1970s asbestos mine is setting for protagonist in search of salvation

by Miles Howe

"Rock Reject" by Jim Williams.
"Rock Reject" by Jim Williams.

Picture it: 1970s Canada. Our protagonist, Peter, is a privileged man-boy from Toronto. His path is all laid out for him: med school, loving young wife, a starched-collar father. But like so many young white men, Peter has to destroy his whole world just to realize the gifts he was given.

And destroy it he does.

Author Jim Williams sends poor Peter through a series of tribulations, and at each turn Peter manages to muck up his own situation in such a failing fashion that the reader is almost faced with a protagonist with whom it's impossible to empathize. And Peter isn't just ruining his own life. Not by a long shot.

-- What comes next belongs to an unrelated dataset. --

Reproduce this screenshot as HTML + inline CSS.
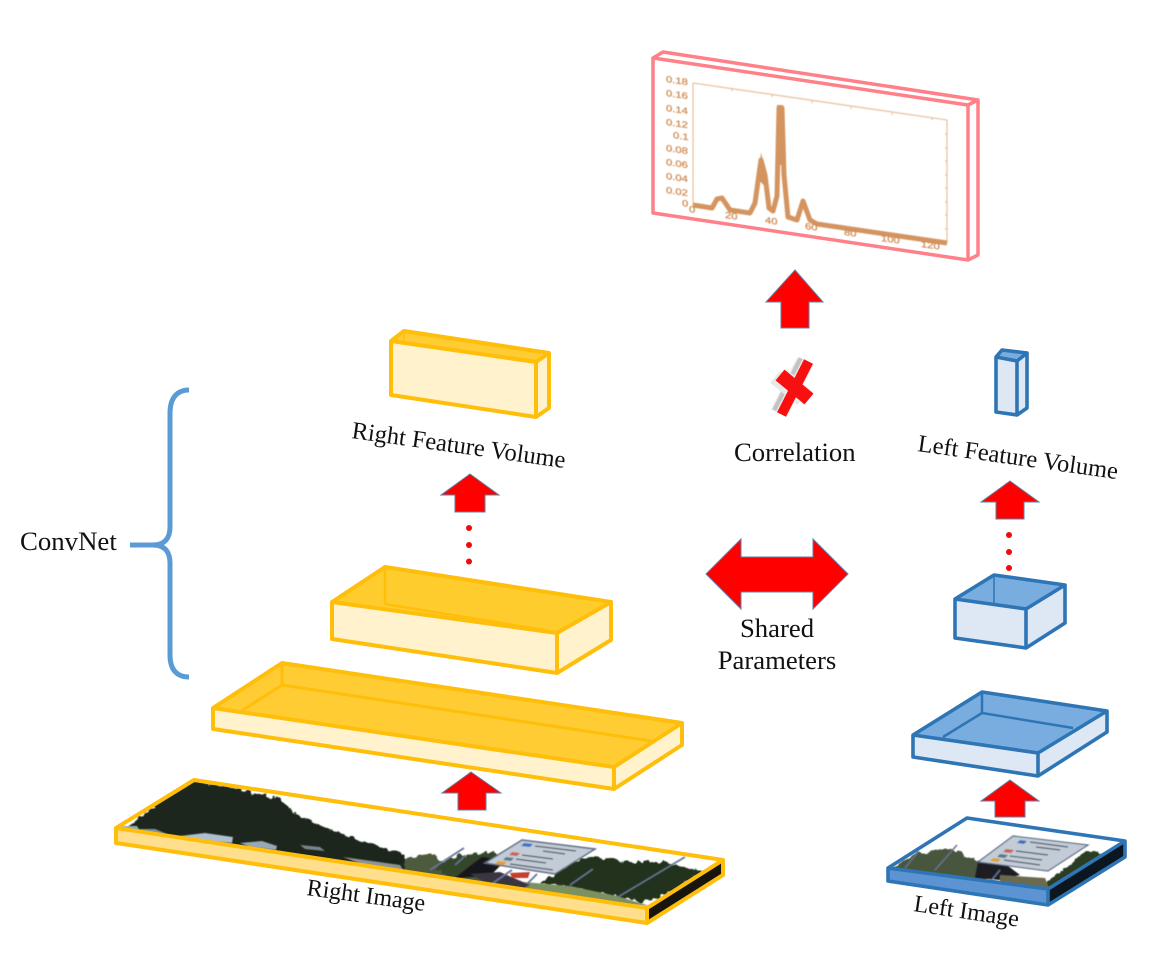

When his self-created tragedy strikes, poor Peter runs as far and as fast from the scene as he can, and winds up in a Yukon asbestos mine. It's a harrowing hell on Earth, an attempt at suicide of sorts and our hard-to-like protagonist buries himself in the rough comfort and sense-numbing exhaustion that comes with a singular commitment to back-breaking labour. One gets the sense that Peter works in order to destroy himself or, at the very least, to escape himself.

Of course, no matter where you go, there you are deep in the Earth's bowels, and Peter must inevitably come to terms with what he has done. A rag-tag world of hard-luck miners surround Peter, and despite his best efforts at the pariah-like isolation he feels he deserves, a world of dreamers and schemers begins to open up around him.

Buoyed on by Williams's cross-Canada cornucopia of characters, Peter rekindles his purpose, and finds a home in the labour struggles that surround him. The union becomes a surrogate parent, in which Peter finally finds a means by which to apply his education, his privilege. The asbestos the men are mining is slowly killing them; management is covering it all up; and up in Stikine, deep in the Yukon, Peter is the only one who can bring the damning proof to light.

Williams give Peter a second chance at finding a moral compass, and despite my best efforts to give up on Peter as an un-salvageable piece of human detritus, I found myself begrudgingly rooting for his efforts when applied to the larger struggle. It's a testament to Williams's writing abilities that even a character as initially morally reprehensible as Peter can gain some measure of salvation. It's also a testament to the potential value of unions in a worker's life.

Rock Reject (Roseway Publishing) is the 2011 winner of the Beacon Award for Social Justice Literature.

Author Jim Williams will be reading from Rock Reject at the Keshen Goodman Library, 330 Lacewood Drive, Halifax, on Nov. 6 at 7 p.m.